Depois do contacto com os funcionários o BCP acreditou na sua compra – 28 de Fevereiro de 13 de Março de 2001 – a compra de 548 mil acções, no valor aproximado de 3 milhões de euros (o dobro do empréstimo), com cada acção a custar entre 5,3 e 5,4 euros.
Entretanto o BCP acabou por, em 16 de Agosto de 2002, retirar da referida conta cerca de 267 mil acções e anulou o descoberto de mais de 1,5 milhões de euros. O BCP retirou efectivamente as acções daquela conta mas foi depositá-las numa outra conta, criada pelo banco também em nome de Antero Flores, sem o seu consentimento e conhecimento.

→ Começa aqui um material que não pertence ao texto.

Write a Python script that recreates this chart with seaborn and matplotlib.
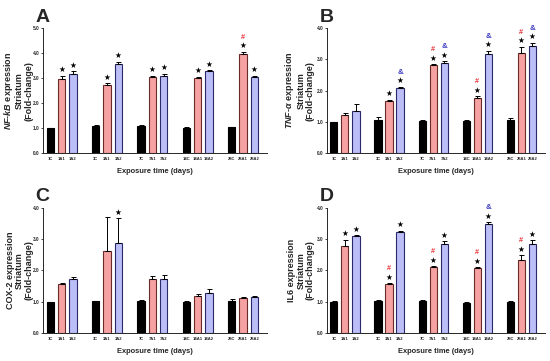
import numpy as np
import pandas as pd
import matplotlib
matplotlib.use("Agg")
import matplotlib.pyplot as plt
import seaborn as sns

sns.set_style("ticks")
plt.rcParams['font.family'] = ['Liberation Sans', 'DejaVu Sans']
plt.rcParams['mathtext.fontset'] = 'custom'
plt.rcParams['mathtext.it'] = 'Liberation Sans:italic:bold'
plt.rcParams['mathtext.rm'] = 'Liberation Sans:bold'

# dados
days = ['1', '3', '7', '14', '28']
kinds = ['C', 'A1', 'A2']

nfkb_val = [1.00, 2.97, 3.15, 1.08, 2.74, 3.56, 1.07, 3.06, 3.08, 1.01, 3.00, 3.28, 1.03, 3.95, 3.05]
nfkb_err = [0.02, 0.12, 0.13, 0.03, 0.05, 0.09, 0.04, 0.03, 0.10, 0.04, 0.05, 0.03, 0.02, 0.10, 0.05]
nfkb_marks = ['', '*', '*', '', '*', '*', '', '*', '*', '', '*', '*', '', '*#', '*']

tnf_val = [0.99, 1.23, 1.36, 1.06, 1.66, 2.08, 1.03, 2.82, 2.87, 1.03, 1.75, 3.17, 1.06, 3.20, 3.44]
tnf_err = [0.02, 0.05, 0.20, 0.08, 0.05, 0.05, 0.02, 0.03, 0.07, 0.02, 0.07, 0.10, 0.05, 0.20, 0.10]
tnf_marks = ['', '', '', '', '*', '*&', '', '*#', '*&', '', '*#', '*&', '', '*#', '*&']

cox_val = [0.98, 1.57, 1.73, 1.01, 2.63, 2.87, 1.03, 1.74, 1.74, 0.98, 1.19, 1.27, 1.02, 1.12, 1.15]
cox_err = [0.02, 0.03, 0.07, 0.02, 1.07, 0.80, 0.03, 0.07, 0.12, 0.05, 0.06, 0.12, 0.07, 0.02, 0.03]
cox_marks = ['', '', '', '', '', '*', '', '', '', '', '', '', '', '', '']

il6_val = [0.99, 2.78, 3.10, 1.02, 1.55, 3.22, 1.01, 2.11, 2.86, 0.97, 2.08, 3.47, 0.99, 2.34, 2.86]
il6_err = [0.02, 0.20, 0.03, 0.02, 0.04, 0.05, 0.05, 0.02, 0.08, 0.02, 0.02, 0.07, 0.02, 0.15, 0.10]
il6_marks = ['', '*', '*', '', '*#', '*', '', '*#', '*', '', '*#', '*&', '', '*#', '*']

cores = {'C': '#000000', 'A1': '#f6a2a2', 'A2': '#bcbef8'}
bordas = {'C': '#000000', 'A1': '#6b2a2a', 'A2': '#2a2a6b'}
simbolos = {'*': ('\u2605', 'black', 5.5), '#': ('#', '#e8383d', 5.2), '&': ('&', '#3b3bc4', 5.7)}

paineis = [
    ('A', '$NF$-$kB$ expression\nStriatum\n(Fold-change)', nfkb_val, nfkb_err, nfkb_marks, 5.0,
     [0.079, 0.576, 0.406, 0.346], -0.045),
    ('B', '$TNF$-$\\alpha$ expression\nStriatum\n(Fold-change)', tnf_val, tnf_err, tnf_marks, 4.0,
     [0.595, 0.576, 0.395, 0.346], -0.058),
    ('C', 'COX-2 expression\nStriatum\n(Fold-change)', cox_val, cox_err, cox_marks, 4.0,
     [0.079, 0.078, 0.406, 0.346], -0.045),
    ('D', 'IL6 expression\nStriatum\n(Fold-change)', il6_val, il6_err, il6_marks, 4.0,
     [0.595, 0.078, 0.395, 0.346], -0.058),
]

fig = plt.figure(figsize=(5.5, 3.61), dpi=100)

for letra, ylab, vals, errs, marks, ymax, rect, labx in paineis:
    ax = fig.add_axes(rect)
    rotulos, tipos, pos = [], [], []
    for g, d in enumerate(days):
        for i, k in enumerate(kinds):
            rotulos.append(d + k)
            tipos.append(k)
            pos.append(g * 4 + i)
    df = pd.DataFrame({'pos': pos, 'val': vals, 'err': errs, 'kind': tipos, 'lab': rotulos})

    sns.barplot(data=df, x='pos', y='val', hue='kind', hue_order=kinds, palette=cores,
                native_scale=True, dodge=False, width=0.65, errorbar=None, saturation=1,
                linewidth=0.8, legend=False, ax=ax)
    # bordas conforme o grupo
    for p in ax.patches:
        cx = int(round(p.get_x() + p.get_width() / 2))
        p.set_edgecolor(bordas[kinds[cx % 4]] if cx % 4 < 3 else 'black')

    ax.errorbar(df['pos'], df['val'], yerr=[np.zeros(len(df)), df['err']], fmt='none',
                ecolor='black', elinewidth=0.7, capsize=1.8, capthick=0.7)

    # marcas de significancia
    for x, v, e, m in zip(df['pos'], df['val'], df['err'], marks):
        y = v + e + ymax * 0.012
        for s in m:
            txt, c, fs = simbolos[s]
            ax.text(x, y, txt, ha='center', va='bottom', color=c, fontsize=fs, fontweight='bold',
                    family=['DejaVu Sans'] if s == '*' else ['Liberation Sans'])
            y += ymax * 0.075

    ax.set_xlim(-0.6, 19.1)
    ax.set_ylim(0, ymax)
    ax.set_yticks(np.arange(0, ymax + 0.01, 1.0))
    ax.set_yticklabels(['%.1f' % t for t in np.arange(0, ymax + 0.01, 1.0)],
                       fontsize=3.4, fontweight='bold')
    ax.set_xticks(df['pos'])
    ax.set_xticklabels(df['lab'], fontsize=3.0, fontweight='bold')
    ax.tick_params(axis='x', length=0, pad=3)
    ax.tick_params(axis='y', length=1.8, width=0.6, pad=1.0)
    for sp in ['left', 'bottom']:
        ax.spines[sp].set_linewidth(0.7)
    sns.despine(ax=ax)
    ax.set_xlabel('Exposure time (days)', fontsize=5.4, fontweight='bold', labelpad=5)
    ax.set_ylabel(ylab, fontsize=6.5, fontweight='bold', linespacing=1.05)
    ax.yaxis.set_label_coords(labx, 0.5)
    ax.text(-0.035, 1.02, letra, transform=ax.transAxes, fontsize=14, fontweight='bold',
            ha='left', va='bottom')

fig.savefig('out.png', dpi=100)
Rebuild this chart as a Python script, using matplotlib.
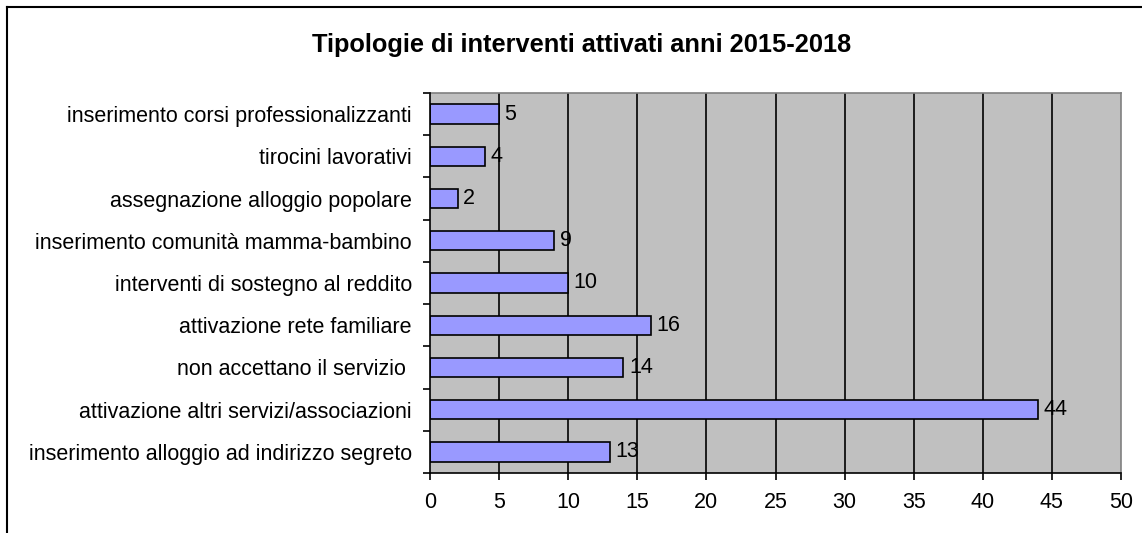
import matplotlib
matplotlib.use('Agg')
import matplotlib.pyplot as plt
from matplotlib.lines import Line2D

# data, bottom to top as drawn
categories = [
    'inserimento alloggio ad indirizzo segreto',
    'attivazione altri servizi/associazioni',
    'non accettano il servizio ',
    'attivazione rete familiare',
    'interventi di sostegno al reddito',
    'inserimento comunità mamma-bambino',
    'assegnazione alloggio popolare',
    'tirocini lavorativi',
    'inserimento corsi professionalizzanti',
]
values = [13, 44, 14, 16, 10, 9, 2, 4, 5]
xticks = [0, 5, 10, 15, 20, 25, 30, 35, 40, 45, 50]
title = 'Tipologie di interventi attivati anni 2015-2018'

plt.rcParams['font.family'] = ['Liberation Sans', 'DejaVu Sans']

W, H = 1142, 533
fig = plt.figure(figsize=(W / 100, H / 100), dpi=100)
fig.patch.set_facecolor('white')

# plot area in pixels: x 430..1121, y 93..473
ax = fig.add_axes([430 / W, (H - 473) / H, (1121 - 430) / W, (473 - 93) / H])
ax.set_facecolor('#C0C0C0')

n = len(categories)
ypos = list(range(n))
ax.barh(ypos, values, height=0.46, color='#9999FF', edgecolor='black',
        linewidth=1.2, zorder=3)
for y, v in zip(ypos, values):
    ax.annotate(str(v), (v, y), xytext=(4, 0), textcoords='offset points',
                va='center', ha='left', fontsize=15.5, zorder=4)

ax.set_xlim(0, 50)
ax.set_ylim(-0.5, n - 0.5)
ax.set_xticks(xticks)
ax.set_xticklabels([str(t) for t in xticks])

# category labels centred, tick marks at the boundaries
ax.set_yticks(ypos)
ax.set_yticklabels(categories)
ax.set_yticks([i - 0.5 for i in range(n + 1)], minor=True)
ax.tick_params(axis='y', which='major', length=0, pad=13, labelsize=15.5)
ax.tick_params(axis='y', which='minor', length=5, width=1.2, direction='out')
ax.tick_params(axis='x', length=5, width=1.2, direction='out', pad=9,
               labelsize=15.5)

# vertical gridlines
for t in xticks[1:-1]:
    ax.axvline(t, color='black', lw=1.2, zorder=2)

for side in ['top', 'right']:
    ax.spines[side].set_color('#808080')
    ax.spines[side].set_linewidth(1.2)
for side in ['left', 'bottom']:
    ax.spines[side].set_color('black')
    ax.spines[side].set_linewidth(1.2)
    ax.spines[side].set_zorder(5)

fig.text(582 / W, 1 - 45 / H, title, ha='center', va='center',
         fontsize=18.3, fontweight='bold')

# outer chart frame (only left and top edges visible)
fig.add_artist(Line2D([7 / W, 7 / W], [-0.1, 1 - 7 / H], color='black', lw=1.5))
fig.add_artist(Line2D([7 / W, 1.1], [1 - 7 / H, 1 - 7 / H], color='black', lw=1.5))

fig.savefig('out.png', dpi=100)
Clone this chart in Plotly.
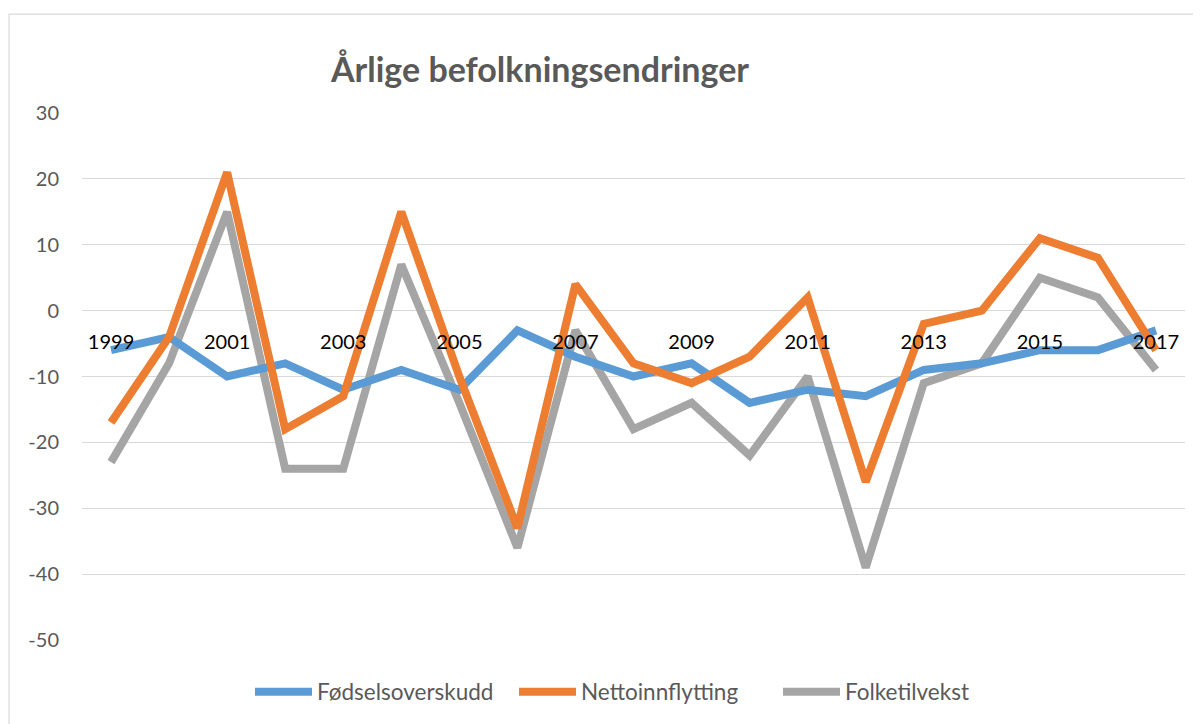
import plotly.graph_objects as go

years = list(range(1999, 2018))
fodselsoverskudd = [-6, -4, -10, -8, -12, -9, -12, -3, -7, -10, -8, -14, -12, -13, -9, -8, -6, -6, -3]
nettoinnflytting = [-17, -4, 21, -18, -13, 15, -10, -33, 4, -8, -11, -7, 2, -26, -2, 0, 11, 8, -6]
folketilvekst = [-23, -8, 15, -24, -24, 7, -14, -36, -3, -18, -14, -22, -10, -39, -11, -8, 5, 2, -9]

series_names = ["Fødselsoverskudd", "Nettoinnflytting", "Folketilvekst"]
colors = ["#5B9BD5", "#ED7D31", "#A5A5A5"]
y_ticks = [-50, -40, -30, -20, -10, 0, 10, 20, 30]
y_ticktext = [str(v) for v in y_ticks]  # plain hyphen-minus
x_ticks = years[::2]

# page body has an 8px margin; work in figure coordinates (page - 8)
O = 8
W, H = 1201 - O, 724 - O
L, R, T, B = 82 - O, 1185 - O, 113 - O, 641 - O
pw = R - L
ph = B - T

fig = go.Figure()
# draw order: gray, blue, orange ; legend order: blue, orange, gray
order = [(2, folketilvekst), (0, fodselsoverskudd), (1, nettoinnflytting)]
for idx, vals in order:
    fig.add_trace(go.Scatter(
        x=years, y=vals, mode="lines", name=series_names[idx],
        line=dict(color=colors[idx], width=8),
        legendrank=idx + 1,
    ))

fig.add_shape(type="rect", xref="paper", yref="paper",
              x0=(9 - O - L) / pw, x1=(1215 - O - L) / pw,
              y0=(B - 760) / ph, y1=(B - (14 - O)) / ph,
              line=dict(color="#D9D9D9", width=1.2), fillcolor="rgba(0,0,0,0)",
              layer="below")

fig.update_layout(
    width=W, height=H,
    margin=dict(l=L, r=W - R, t=T, b=H - B, pad=0),
    paper_bgcolor="white", plot_bgcolor="white",
    font=dict(family="Lato, 'Open Sans', sans-serif", color="#595959"),
    title=dict(text="<b>Årlige befolkningsendringer</b>",
               font=dict(size=34, color="#595959", family="Lato, sans-serif"),
               xref="paper", x=(540 - O - L) / pw, xanchor="center",
               yref="container", y=1 - (70 - O) / H, yanchor="middle"),
    showlegend=True,
    legend=dict(orientation="h", x=(646 - O - L) / pw, xanchor="center",
                y=(B - (692 - O)) / ph, yanchor="middle",
                font=dict(size=22.5, color="#595959"),
                traceorder="normal", itemwidth=57,
                entrywidth=192, entrywidthmode="pixels"),
    xaxis=dict(range=[1998.5, 2017.5], tickmode="array", tickvals=x_ticks,
               ticktext=[str(v) for v in x_ticks],
               showgrid=False, zeroline=False, showline=False,
               anchor="free", position=(B - (311 - O)) / ph,
               tickfont=dict(size=20, color="black"),
               ticks="", ticklabelstandoff=17),
    yaxis=dict(range=[-50, 30], tickmode="array", tickvals=y_ticks,
               ticktext=y_ticktext,
               showgrid=True, gridcolor="#D9D9D9", gridwidth=1.3,
               zeroline=True, zerolinecolor="#D9D9D9", zerolinewidth=1.3,
               showline=False, ticks="",
               tickfont=dict(size=20, color="#595959"),
               ticklabelstandoff=22),
)

fig.write_html("out.html")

Apesar de Antero Flores ter sido inicialmente confrontado com a divida relativa a esta segunda conta que juntamente com a da primeira, dá mais cinco milhões, o BCP acabou por anular a parte da dívida correspondente à segunda metade das acções. Já em 2008, o BCP vendeu obrigações (algumas das quais tinham data de vencimento em 2049) compradas também pelo banco e também a crédito, alegadamente para compensar o prejuízo das acções e encerrou a respectiva conta, sem prejuízo para o cliente.
É assim que a dívida é reduzida para o valor do financiamento inicial (de 1,5 milhões de euros mais juros) e a acção que permanece em tribunal visa a anulação desse empréstimo que serviu para comprar acções que valem agora cerca de 270 mil euros.
Os advogados do cliente recusaram-se a fazer comentários enquanto durar o julgamento, posição igualmente assumida pelo gabinete de comunicação do BCP.